Os dois livros desmistificam uma ideia comum no Brasil. Eles mostram que desenvolvimento político é um processo separado de crescimento econômico e social.
Nós, brasileiros, muitas vezes nos vemos presos no que pode ser classificado na ciência política como “teoria da modernização”: basicamente, a ideia de que o desenvolvimento econômico vai produzir maior mobilização social e, consequentemente, uma democracia sólida e consolidada.
Como mostrou Huntington, pode haver um buraco entre a mobilização da população e a capacidade das instituições de acomodar novas demandas. Quando isso ocorre, a ordem política é quebrada. As instituições, portanto, devem ter capacidade para se adaptar.
A teoria da modernização erra ao acreditar que existe um caminho inexorável rumo ao desenvolvimento democrático e econômico. Isso porque instituições políticas também podem sofrer com a decadência.
Enquanto instituições saudáveis promovem regras impessoais, em todas as sociedades existem grupos que tentam capturar o Estado baseados em redes de conexões com familiares, amigos ou colegas de partido. As regras passam a valer como instrumento para proteger suas posições e promover benefícios. Longos períodos de prosperidade podem dar a quem está no poder oportunidades para se perpetuar nele.
Em seu novo livro, Fukuyama retoma conceitos de Huntington para mostrar que a resposta para os protestos que irromperam no Brasil e na Turquia no ano passado, as crises do governo americano ou os desafios da Líbia pós-Muamar Kadafi pode ser encontrada no mesmo lugar: as instituições.
No caso brasileiro, ele vê as mudanças sociais superando as instituições existentes, especialmente como uma resposta à corrupção. Isso significa que a vida política do país não passa despercebida dos cidadãos.
É um erro achar que a falta do império da lei não nos atingirá, mesmo quando uma empresa vai bem ou quando a classe C está em ascensão. Inevitavelmente, essa brecha entre a sociedade e as instituições vai cobrar seu preço.
Não é exagero dizer que as perguntas e as respostas de Fukuyama são especialmente válidas para o Brasil contemporâneo. Por que a Petrobras perdeu tantos bilhões de dólares de seu valor de mercado após casos de corrupção e problemas de gestão? Os desvios milionários são fruto de falhas institucionais e cobram um preço alto. Muito alto.
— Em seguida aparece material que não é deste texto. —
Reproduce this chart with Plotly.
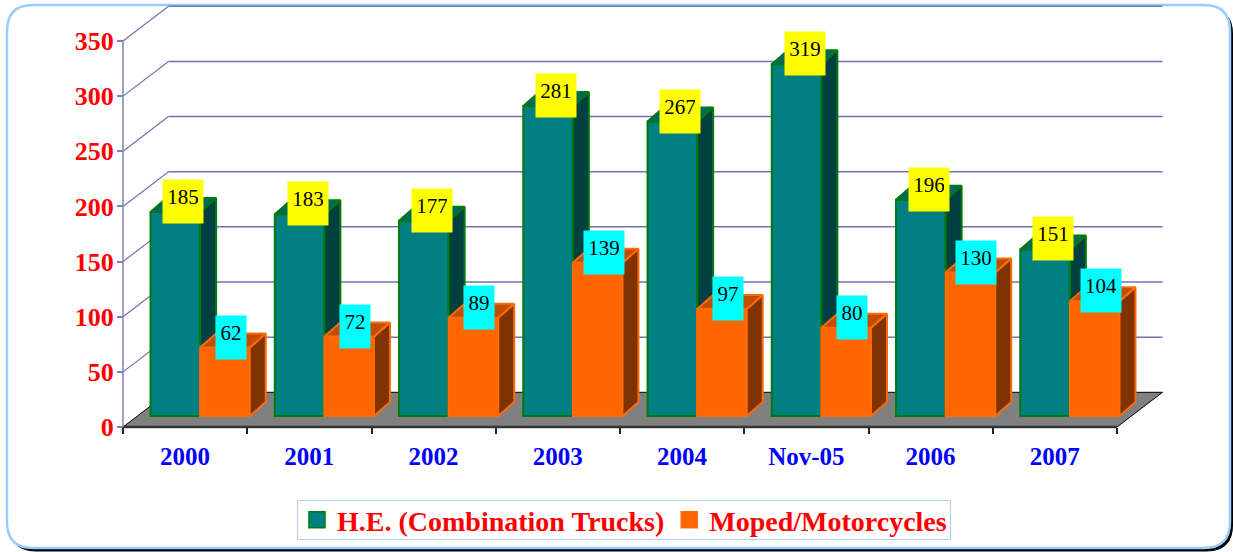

A resposta está, pelo menos parcialmente, no desenvolvimento político. Nas palavras de Fukuyama, esse desenvolvimento é a mudança de instituições políticas com o passar do tempo. Isso é diferente de políticas públicas ou políticas partidárias.
Quando pensamos no tripé Estado forte, império da lei e accountability, o Brasil ainda tem um considerável caminho a percorrer. A possibilidade da decadência política é real para qualquer sociedade. Por ora, estamos avançando. Mas todo cuidado é pouco.